The developer, who began banking offshore in 1980, said in a 2009 interview that he opened an account in the Cayman Islands and eventually moved tens of millions of dollars to the Bahamas, where he began banking with Barclays Plc. (BARC) He said he got a call out of the blue in 2000 from Birkenfeld at the Geneva office of London-based Barclays, where he worked before joining UBS.

Olenicoff Befriended

Olenicoff said Birkenfeld set out to befriend him and asked to visit him in Newport Beach to discuss his Barclays holdings, which exceeded $90 million. Birkenfeld then left Barclays, was hired at UBS and became Olenicoff’s private banker.

Olenicoff said Birkenfeld visited him in Miami, invited him to a regatta and encouraged him to come to Switzerland. In Geneva, he said, Birkenfeld and other bankers promised UBS would provide estate planning and meet IRS reporting requirements.

In its court filings, UBS said Olenicoff lied to the IRS “for at least three years before he met UBS.” After his guilty plea, he filed a Report of Foreign Bank and Financial Accounts for 1998 to 2004, disclosing an interest in 15 foreign accounts in 1998.

“Even Olenicoff cannot blame UBS for the tax fraud he committed years before he met anyone affiliated with UBS,” the bank said in its April 2 filing.

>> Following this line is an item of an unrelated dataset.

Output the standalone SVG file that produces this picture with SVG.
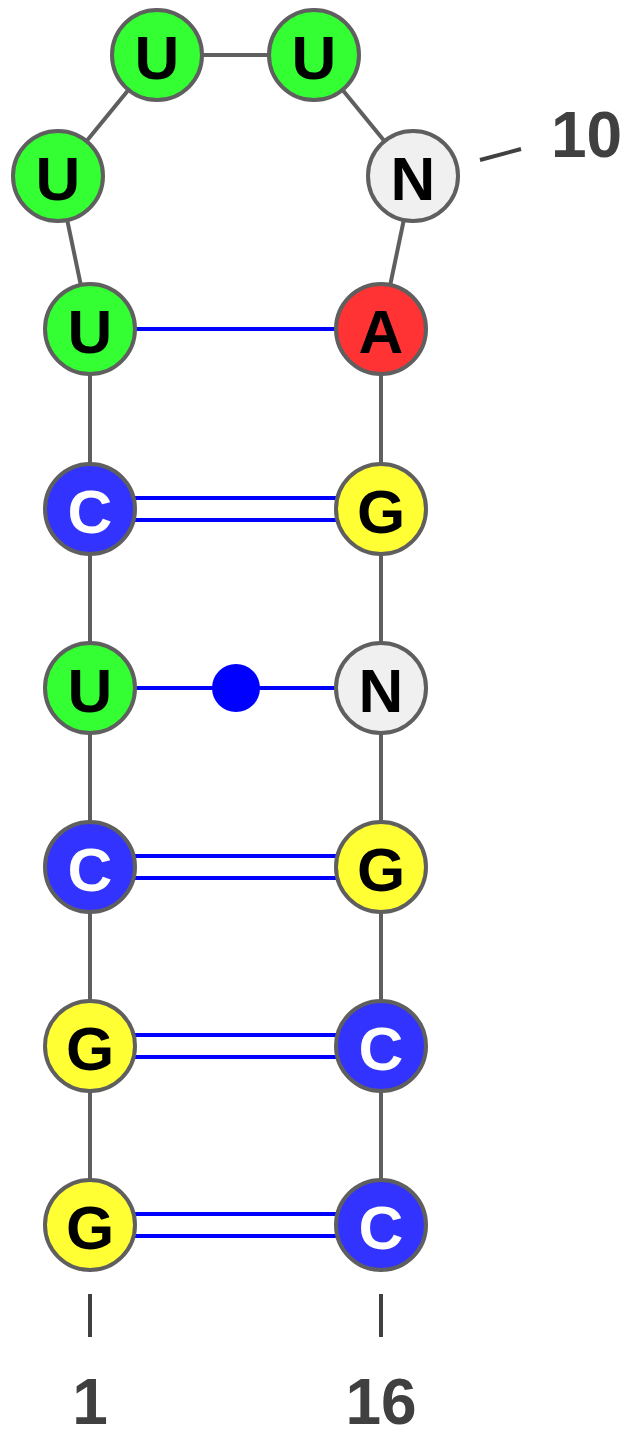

UBS said that while it admitted in its February 2009 deferred-prosecution agreement that it helped clients evade taxes, it “has never acknowledged, and it is not true, that UBS misled its own clients regarding the need to disclose accounts and pay taxes.”

‘Potentially Criminal’

The bank also said Olenicoff knew by November 2004 that his offshore accounts were “viewed as improper, indeed potentially criminal,” by the IRS. It cited a December 2004 e-mail he sent to Birkenfeld about his IRS audit.

UBS also denied in court papers that it mismanaged Olenicoff’s DOCU investments, and asserted that it fully disclosed the risks. Olenicoff made more than $9 million, or 2.3 percent, in 128 separate transactions, the bank said.

The case is Olenicoff v. UBS AG, 08-cv-1029, U.S. District Court, Central District of California (Santa Ana).